Patel also defended the widely condemned Rwanda plan during the parliamentary session.

It came as campaigners challenged the UK Government’s agreement with the east African nation in court.

The High Court case – in which several asylum seekers, the Public and Commercial Services union (PCS) and groups Care4Calais and Detention Action are questioning the legality of the plan – began on Monday, with protests taking place in Edinburgh, Glasgow and across the UK.

Former Labour leader Jeremy Corbyn was among those to address dozens of protesters who gathered outside the Royal Courts of Justice and chanted “say it loud, say it clear, refugees are welcome here” while waving placards saying “Stop Rwanda” as the case continued inside.

During the hearing those disputing the policy said Rwanda was an “authoritarian state” that “tortures and murders those it considers to be its opponents”.

But later in the Commons Patel stood by her move, replying “absolutely not” when she was asked to abandon the policy and insisting it was “legitimate”.

What is Patel's legacy?

Patel had already courted controversy before she joined Johnson’s Cabinet in 2019.

In 2017 she was forced to resign as international development secretary by then-prime minister Theresa May over unauthorised contacts with Israeli officials.

Even that was not the first time Patel made the headlines.

In 2006 Patel said she was in favour of the “ultimate punishment” for the worst crimes and, during a Question Time debate in 2011, supported the death penalty – although she has since insisted her comments were taken out of context.

Johnson himself described Patel as a “hardline” home secretary, even joking that, under her, the UK could become the “Saudi Arabia of penal policy”.

During the course of her tenure, Patel has been accused of bullying staff; became embroiled in a war of words with France over tackling the growing numbers of people crossing the English Channel; was dogged by criticism from campaigners over a wave of sweeping immigration and asylum reforms amid accusations her policies were “anti-refugee”; and fell out of favour with the police amid a row over pay freezes.

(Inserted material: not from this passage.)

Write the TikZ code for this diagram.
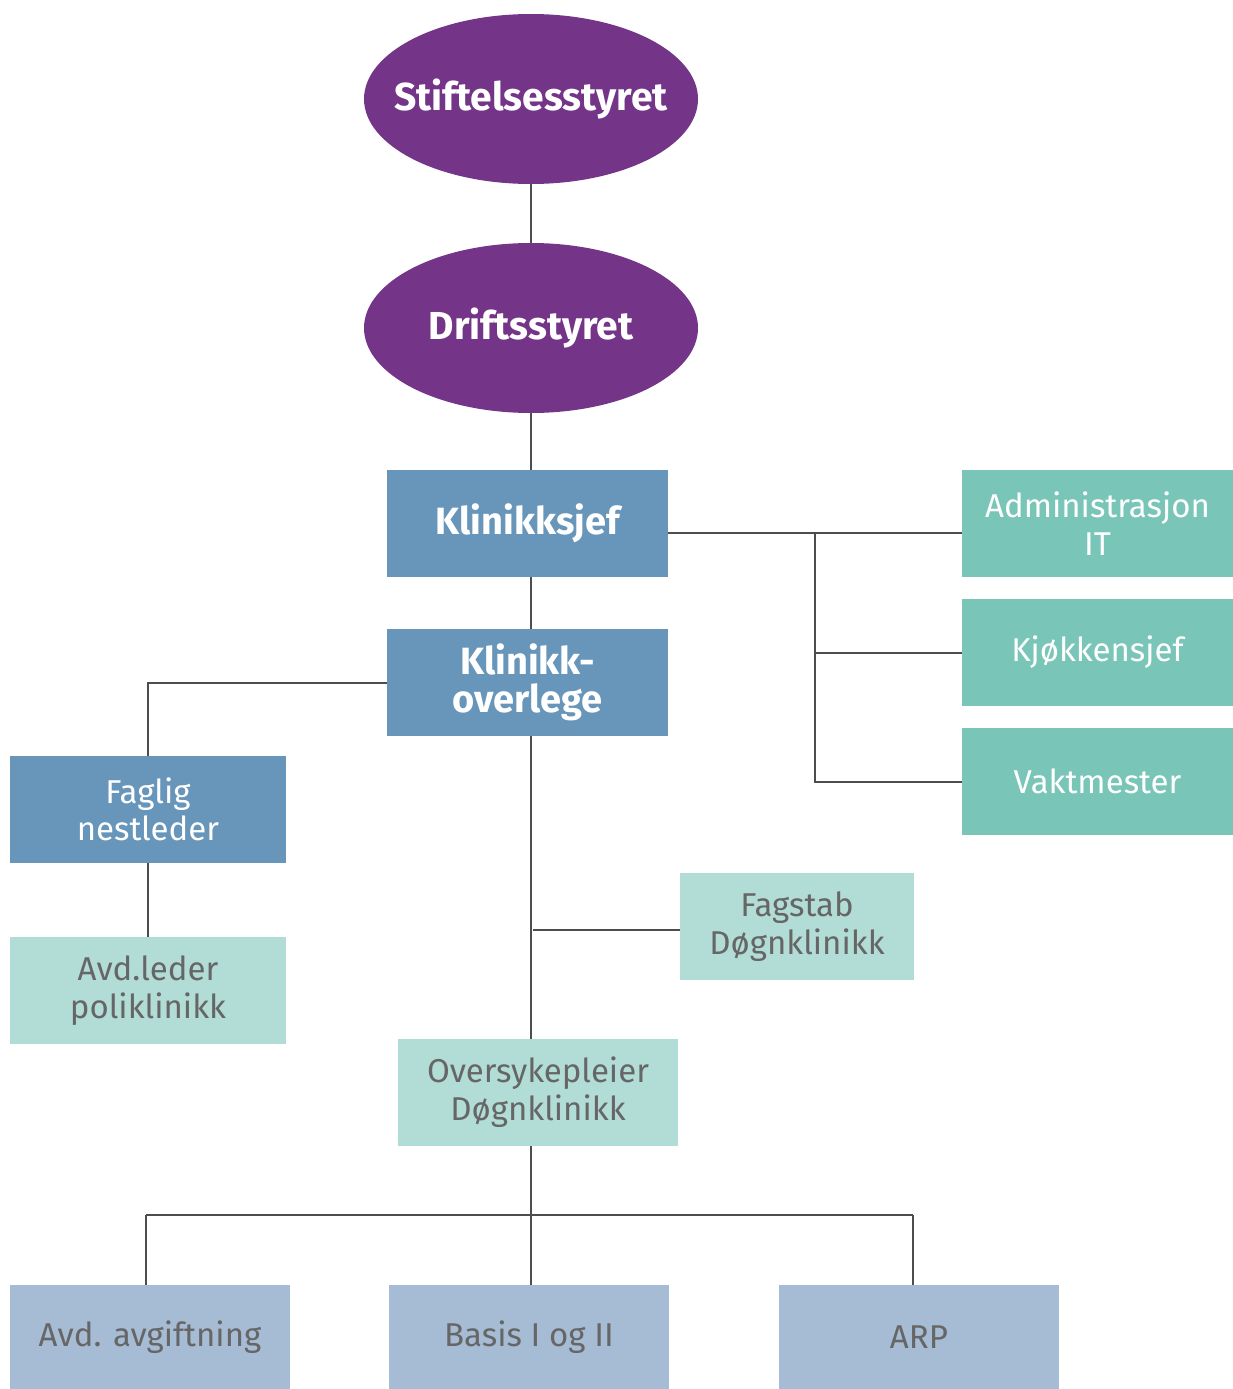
\documentclass[tikz,border=0pt]{standalone}
\usepackage{fontspec}
\setmainfont{Fira Sans}
\usetikzlibrary{shapes.geometric}
\definecolor{purp}{HTML}{743589}
\definecolor{bluebox}{HTML}{6896BA}
\definecolor{tealbox}{HTML}{79C6B8}
\definecolor{palebox}{HTML}{B2DCD6}
\definecolor{greyblue}{HTML}{A6BBD4}
\definecolor{linec}{HTML}{4D4D4D}
\definecolor{textgrey}{HTML}{666666}
\begin{document}
\begin{tikzpicture}[x=1pt,y=-1pt,
  oval/.style={ellipse,fill=purp,text=white,minimum width=334pt,minimum height=170pt,inner xsep=-30pt,inner ysep=0pt,font=\fontsize{39}{44}\selectfont\bfseries},
  darkbox/.style={rectangle,fill=bluebox,text=white,minimum width=281pt,minimum height=107pt,inner sep=0pt,align=center},
  tealb/.style={rectangle,fill=tealbox,text=white,minimum width=271pt,minimum height=107pt,inner sep=0pt,align=center,font=\fontsize{33}{38}\selectfont},
  paleb/.style={rectangle,fill=palebox,text=textgrey,minimum height=107pt,inner sep=0pt,align=center,font=\fontsize{33}{38}\selectfont},
  botb/.style={rectangle,fill=greyblue,text=textgrey,minimum width=280pt,minimum height=104pt,inner sep=0pt,align=center,font=\fontsize{33}{38}\selectfont},
  conn/.style={draw=linec,line width=2pt}]
\useasboundingbox (0,0) rectangle (1233,1389);
\node[oval] (E1) at (531,99) {Stiftelsesstyret};
\node[oval] (E2) at (531,328) {Driftsstyret};
\node[darkbox,font=\fontsize{38}{42}\selectfont\bfseries] (KS) at (527.5,523.5) {Klinikksjef};
\node[darkbox,font=\fontsize{38}{38}\selectfont\bfseries] (KO) at (527.5,682.5) {Klinikk-\\overlege};
\node[tealb] (AD) at (1097.5,523.5) {Administrasjon\\IT};
\node[tealb] (KJ) at (1097.5,652.5) {Kjøkkensjef};
\node[tealb] (VM) at (1097.5,781.5) {Vaktmester};
\node[darkbox,minimum width=276pt,font=\fontsize{33}{37}\selectfont] (FN) at (148,809.5) {Faglig\\nestleder};
\node[paleb,minimum width=276pt] (AL) at (148,990.5) {Avd.leder\\poliklinikk};
\node[paleb,minimum width=234pt] (FS) at (797,926.5) {Fagstab\\Døgnklinikk};
\node[paleb,minimum width=280pt] (OS) at (538,1092.5) {Oversykepleier\\Døgnklinikk};
\node[botb] (B1) at (150,1337) {Avd. avgiftning};
\node[botb] (B2) at (529,1337) {Basis I og II};
\node[botb] (B3) at (919,1337) {ARP};
\coordinate (rx) at (815,533);
\coordinate (tx) at (531,0);
\coordinate (lx) at (148,0);
\coordinate (fy) at (533,930);
\draw[conn] (E1.south) -- (E2.north);
\draw[conn] (E2.south) -- (E2.south |- KS.north);
\draw[conn] (tx |- KS.south) -- (tx |- KO.north);
\draw[conn] (KS.east |- rx) -- (AD.west |- rx);
\draw[conn] (rx) -- (rx |- VM.west) -- (VM.west);
\draw[conn] (rx |- KJ.west) -- (KJ.west);
\draw[conn] (KO.west) -- (lx |- KO.west) -- (FN.north);
\draw[conn] (FN.south) -- (AL.north);
\draw[conn] (tx |- KO.south) -- (tx |- OS.north);
\draw[conn] (fy) -- (FS.west |- fy);
\draw[conn] (tx |- OS.south) -- (tx |- B2.north);
\draw[conn] (146,1215) -- (913,1215);
\draw[conn] (146,1215) -- (146,1285);
\draw[conn] (913,1215) -- (913,1285);
\end{tikzpicture}
\end{document}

Johnson famously vowed to “stick with Prit” when bullying allegations swirled and his then adviser on ministerial standards, Sir Alex Allan, quit his post when the Prime Minister overruled his conclusion that she had breached the ministerial code.

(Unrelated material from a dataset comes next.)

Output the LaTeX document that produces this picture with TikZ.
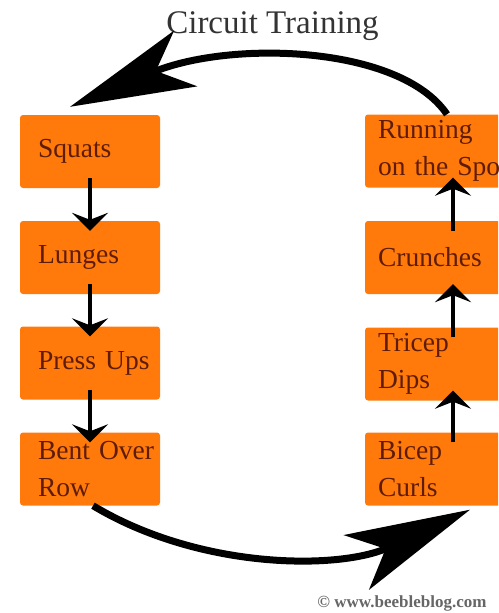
\documentclass[tikz,border=0pt]{standalone}
\usepackage{fontspec}
\setmainfont{Liberation Serif}
\usetikzlibrary{arrows.meta}
\definecolor{cardorange}{RGB}{255,122,10}
\definecolor{cardtext}{RGB}{95,28,5}
\begin{document}
\begin{tikzpicture}[x=1pt,y=-1pt,
  card/.style={fill=cardorange,rounded corners=3pt,text=cardtext,font=\fontsize{27.5}{37}\selectfont,align=left,minimum height=73pt,inner ysep=2pt},
  leftcard/.style={card,text width=104pt,inner xsep=18pt},
  rightcard/.style={card,text width=150pt,inner xsep=13pt},
  flow/.style={-{Stealth[length=18pt,width=36pt,inset=7pt]},line width=4.5pt,shorten <=-10pt,shorten >=-10pt},
  roundarrow/.style={-{Stealth[length=125pt,width=60pt,inset=32pt]},line width=7pt}]
\useasboundingbox (0,0) rectangle (498,613);
\clip (0,0) rectangle (498,613);
\node[anchor=base,font=\fontsize{33}{40}\selectfont,text=black!80] (title) at (272.5,33) {Circuit Training};
\node[leftcard] (sq) at (90,151.5) {Squats};
\node[leftcard] (lu) at (90,257.5) {Lunges};
\node[leftcard] (pu) at (90,363) {Press~Ups};
\node[leftcard] (bo) at (90,469) {Bent~Over\\Row};
\node[rightcard] (ru) at (453,151) {Running\\on the Spot};
\node[rightcard] (cr) at (453,257.5) {Crunches};
\node[rightcard] (td) at (453,364) {Tricep\\Dips};
\node[rightcard] (bc) at (453,469) {Bicep\\Curls};
\foreach \a/\b in {sq/lu,lu/pu,pu/bo}
  \draw[flow] (\a.south) -- (\b.north);
\foreach \a/\b in {bc/td,td/cr,cr/ru}
  \draw[flow] (\a.north) -- (\b.south);
\draw[roundarrow] ([xshift=-6pt]ru.north) .. controls (400,45) and (230,40) .. ([xshift=-20pt,yshift=8pt]sq.north);
\draw[roundarrow] ([xshift=3pt]bo.south) .. controls (200,570) and (340,570) .. ([xshift=17pt,yshift=-4pt]bc.south);
\node[anchor=base east,font=\bfseries\fontsize{17}{19}\selectfont,text=black!60] (credit) at (490,607) {© www.beebleblog.com};
\end{tikzpicture}
\end{document}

The fallout resulted in former Home Office permanent secretary Sir Philip Rutnam accepting a six-figure sum from the Government after launching legal action against her following his dramatic resignation in 2020, in which he accused her of bullying subordinates and carrying out a “vicious and orchestrated” briefing campaign against him.

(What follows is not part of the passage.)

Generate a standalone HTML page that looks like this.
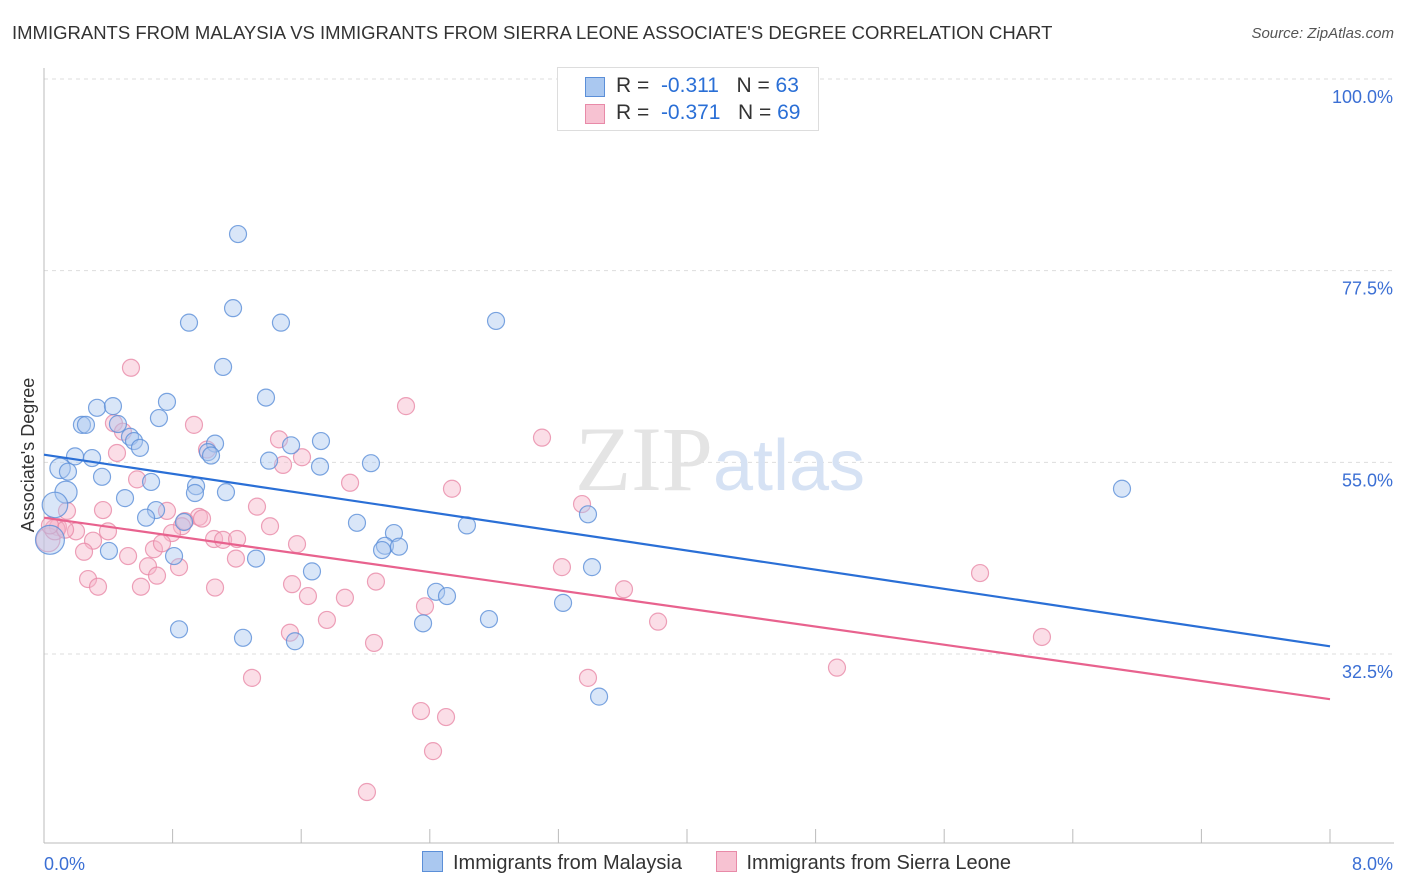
<!DOCTYPE html>
<html><head><meta charset="utf-8">
<style>
body{margin:0;background:#fff;font-family:"Liberation Sans",sans-serif;}
#wrap{position:relative;width:1406px;height:892px;overflow:hidden;}
.t{position:absolute;white-space:nowrap;}
</style></head>
<body>
<div id="wrap">
<div class="t" style="left:12px;top:22px;font-size:18.5px;color:#333;">IMMIGRANTS FROM MALAYSIA VS IMMIGRANTS FROM SIERRA LEONE ASSOCIATE'S DEGREE CORRELATION CHART</div>
<div class="t" style="right:12px;top:25px;font-size:15px;color:#555;font-style:italic;">Source: ZipAtlas.com</div>
<svg id="chart" width="1406" height="892" style="position:absolute;left:0;top:0"></svg>
</div>
<script>
const yTicks=[100,77.5,55,32.5];
const yTickLabels=["100.0%","77.5%","55.0%","32.5%"];
const xEndLabels=["0.0%","8.0%"];
const malaysiaX=[1.207,0.902,1.176,1.474,2.812,1.114,1.381,0.765,0.330,0.429,0.715,0.236,0.261,0.460,0.535,0.560,0.597,1.064,1.020,1.039,1.537,1.723,0.193,0.299,1.400,1.717,2.034,0.100,0.149,0.361,0.666,0.946,1.132,0.504,0.939,0.137,0.068,0.697,0.635,0.871,1.947,2.631,3.384,6.706,2.177,2.121,2.208,2.103,0.404,0.809,1.319,1.667,3.409,2.439,2.507,3.229,2.768,2.358,0.840,1.238,1.561,3.453,0.037];
const malaysiaY=[81.8,71.4,73.1,71.4,71.6,66.2,62.6,62.1,61.4,61.6,60.2,59.4,59.4,59.5,58.0,57.5,56.7,57.2,56.2,55.8,57.0,57.5,55.7,55.5,55.2,54.5,54.9,54.3,53.9,53.3,52.7,52.2,51.5,50.8,51.4,51.5,50.0,49.4,48.5,48.0,47.9,47.6,48.9,51.9,46.7,45.2,45.1,44.7,44.6,44.0,43.7,42.2,42.7,39.8,39.3,38.5,36.6,36.1,35.4,34.4,34.0,27.5,45.9];
const malaysiaSize=[1,1,1,1,1,1,1,1,1,1,1,1,1,1,1,1,1,1,1,1,1,1,1,1,1,1,1,1.2,1,1,1,1,1,1,1,1.3,1.5,1,1,1,1,1,1,1,1,1,1,1,1,1,1,1,1,1,1,1,1,1,1,1,1,1,1.7];
const leoneX=[0.541,2.252,3.098,0.933,0.435,0.491,1.462,1.014,0.454,1.605,1.487,1.904,2.538,0.579,3.347,0.143,0.367,0.765,0.964,0.983,1.325,0.877,0.858,1.406,0.087,0.199,0.796,0.398,1.058,1.114,1.201,1.574,0.305,0.684,0.734,0.249,0.523,1.194,0.647,0.840,3.222,0.703,0.274,5.823,0.336,0.603,1.064,1.543,2.065,3.608,1.642,1.872,2.370,1.760,3.820,1.530,6.208,2.053,4.933,1.294,3.384,2.345,2.501,2.420,2.009,0.025,0.068,0.131,0.037];
const leoneY=[66.1,61.6,57.9,59.4,59.6,58.6,57.7,56.5,56.1,55.6,54.7,52.6,51.9,53.0,50.1,49.3,49.4,49.3,48.6,48.4,49.8,48.1,47.5,47.5,47.4,46.9,46.7,46.9,46.0,45.9,46.0,45.4,45.8,44.8,45.5,44.5,44.0,43.7,42.8,42.7,42.7,41.7,41.3,42.0,40.4,40.4,40.3,40.7,41.0,40.1,39.3,39.1,38.1,36.5,36.3,35.0,34.5,33.8,30.9,29.7,29.7,25.8,25.1,21.1,16.3,45.9,47.1,47.1,47.6];
const leoneSize=[1,1,1,1,1,1,1,1,1,1,1,1,1,1,1,1,1,1,1,1,1,1,1,1,1,1,1,1,1,1,1,1,1,1,1,1,1,1,1,1,1,1,1,1,1,1,1,1,1,1,1,1,1,1,1,1,1,1,1,1,1,1,1,1,1,1.4,1.2,1,1];
const trendMalaysia=[55.9,33.4];
const trendLeone=[48.5,27.2];

const NS="http://www.w3.org/2000/svg";
const svg=document.getElementById('chart');
const X0=44,X1=1330;
function xs(v){return X0+(v/8)*(X1-X0);}
function ys(v){return 79+(100-v)/22.5*191.67;}
function mk(tag,attrs,parent){const e=document.createElementNS(NS,tag);for(const k in attrs)e.setAttribute(k,attrs[k]);(parent||svg).appendChild(e);return e;}

yTicks.forEach((t,i)=>{
  const g=mk('line',{x1:X0,x2:1394,y1:ys(t),y2:ys(t),stroke:'#ddd','stroke-dasharray':'4,4'});
  
  
  const l=mk('text',{x:1393,y:ys(t)+24,'text-anchor':'end','font-size':18,fill:'#3b6fd4','font-family':'Liberation Sans, sans-serif'});
  l.textContent=yTickLabels[i];
  
  
});
const ax=mk('line',{x1:X0,x2:X0,y1:68,y2:843,stroke:'#bbb'});


const bx=mk('line',{x1:X0,x2:1394,y1:843,y2:843,stroke:'#bbb'});


for(let i=0;i<=10;i++){
  const tk=mk('line',{x1:xs(i*0.8),x2:xs(i*0.8),y1:829,y2:843,stroke:'#bbb'});
  
  
}
[[0,'start'],[8,'end']].forEach((p,i)=>{
  const t=mk('text',{x:i?1393:44,y:870,'text-anchor':p[1],'font-size':18,fill:'#3b6fd4','font-family':'Liberation Sans, sans-serif'});
  t.textContent=xEndLabels[i];
  
  
});
const yt=mk('text',{x:34,y:455,transform:'rotate(-90 34 455)','text-anchor':'middle','font-size':18,fill:'#333','font-family':'Liberation Sans, sans-serif'});
yt.textContent="Associate's Degree";



const wm=mk('text',{x:720,y:490,'text-anchor':'middle','font-size':92,'font-family':'Liberation Serif, serif',fill:'#e4e4e4'});
wm.innerHTML='ZIP<tspan font-family="Liberation Sans, sans-serif" font-size="72" fill="#d6e2f4">atlas</tspan>';



function pts(X,Y,S,fill,stroke,name){
  X.forEach((x,i)=>{
    const c=mk('circle',{cx:xs(x),cy:ys(Y[i]),r:8.5*S[i],fill:fill,'fill-opacity':0.45,stroke:stroke,'stroke-width':1.2,'stroke-opacity':0.8});
    
    
  });
}
pts(leoneX,leoneY,leoneSize,'#f7b6c9','#e88aa8','point-sierra-leone');
pts(malaysiaX,malaysiaY,malaysiaSize,'#aac8f0','#5b8fd8','point-malaysia');
const tb=mk('line',{x1:xs(0),y1:ys(trendMalaysia[0]),x2:xs(8),y2:ys(trendMalaysia[1]),stroke:'#2a6fd6','stroke-width':2.2});


const tp=mk('line',{x1:xs(0),y1:ys(trendLeone[0]),x2:xs(8),y2:ys(trendLeone[1]),stroke:'#e8628e','stroke-width':2.2});


</script>
<div style="position:absolute;left:557px;top:67px;width:260px;height:62px;border:1px solid #ddd;background:#fff;font-size:21px;color:#333;">
  <div style="position:absolute;left:28px;top:6px;white-space:nowrap;"><span style="position:absolute;left:-1px;top:3px;width:18px;height:18px;background:#aac8f0;border:1px solid #5b8fd8;"></span><span style="margin-left:30px">R = &nbsp;<span style="color:#2a6fd6">-0.311</span> &nbsp;&nbsp;N = <span style="color:#2a6fd6">63</span></span></div>
  <div style="position:absolute;left:28px;top:33px;white-space:nowrap;"><span style="position:absolute;left:-1px;top:3px;width:18px;height:18px;background:#f7c2d2;border:1px solid #e88aa8;"></span><span style="margin-left:30px">R = &nbsp;<span style="color:#2a6fd6">-0.371</span> &nbsp;&nbsp;N = <span style="color:#2a6fd6">69</span></span></div>
</div>
<div style="position:absolute;left:422px;top:851px;font-size:20px;color:#333;white-space:nowrap;">
  <span><span style="display:inline-block;width:19px;height:19px;background:#aac8f0;border:1px solid #5b8fd8;vertical-align:-3px;margin-right:10px;"></span>Immigrants from Malaysia</span>
  <span style="margin-left:28px"><span style="display:inline-block;width:19px;height:19px;background:#f7c2d2;border:1px solid #e88aa8;vertical-align:-3px;margin-right:10px;"></span>Immigrants from Sierra Leone</span>
</div>
</body></html>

That same year, while there were growing tensions between the Government and the legal profession, Patel caused a storm with an “ill-advised” tweet about the deaths of 39 migrants in Essex during an ongoing people smuggling trial. This prompted a judge to direct jurors to ignore comments made by politicians on social media.

Johnson stood by Patel again last year over more claims of ministerial code breaches amid allegations she arranged a meeting between a billionaire Tory donor and British Airways.

London-born Patel has also clashed with others over racism. She hit back at a group of black, Asian and minority ethnic (BAME) Labour MPs who accused her of using her Ugandan-Indian heritage to cast doubt on black communities’ experience of racism, telling them she refused to “take lectures” on prejudice as she described being frequently racially abused.

Despite her condemnation of racism faced by England footballers, she was also criticised for describing the action of players taking the knee as “gesture politics”.